Trade data, released earlier, showed exports increased by 4.5pc to $12.391b in July-December FY20, while imports fell by 20.9pc to $22.2b in the six months of the current fiscal year. Foreign direct investment into Pakistan surged by 68.3pc to $1.340b in July-December FY20. Foreign investment in government securities such as market treasury bills and Pakistan Investment Bonds reached $452.2 million in six months of FY20, compared with $0.1 million a year ago. The State Bank of Pakistan (SBP), in its first quarterly report, expects the current account deficit to be 1.5 – 2.5pc of GDP in FY20, largely due to increasing benefits from import compression.
In September, Pakistan’s current account deficit dropped by 80pc to a 41-month low of $259 million, with a 111.5pc rise in foreign direct investment (FDI) and 194pc increase in private investment.
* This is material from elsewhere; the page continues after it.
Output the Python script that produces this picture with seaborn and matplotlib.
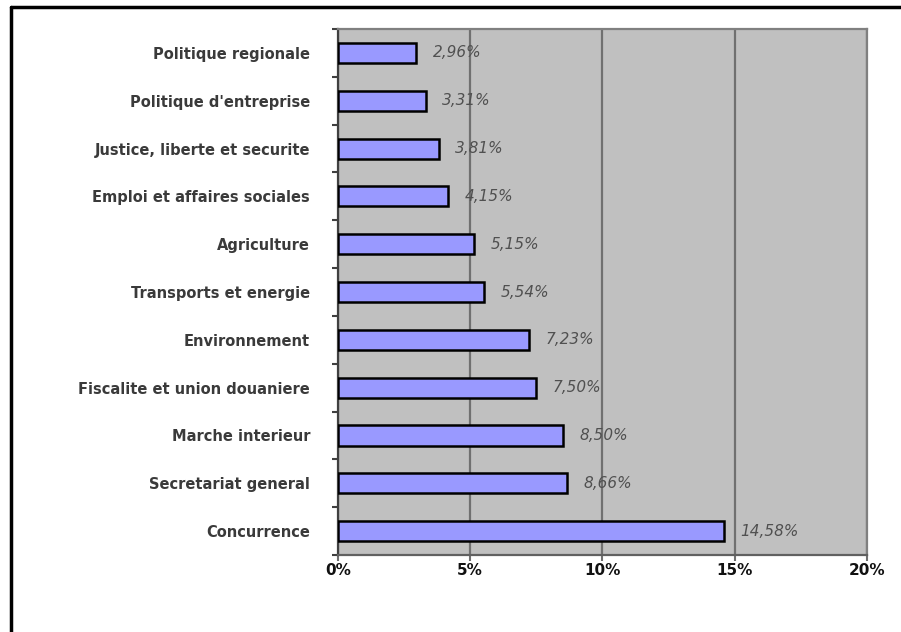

With FDI of $1.34 billion during the first half of the current fiscal year, a 68.3pc increase was registered in January, compared to $796.8 million of the same period of the previous fiscal year. In February, the reserves of the State Bank of Pakistan (SBP) also hit a 21-month high at $11.586 billion. The economic positivity was also reflected by the Karachi Stock Exchange (KSE), which registered a 16-month high in February, crossing the 42,000 point mark after a cumulative increase of 13,000 points in four months.
Undoubtedly, the key indicators are improving. However, the clear picture emerges in Pakistan when a caretaker setup takes charges after a government completes its five-year term. People hope the “economic boom” does not burst after the end of the Pakistan Tehreek-i-Insaf government.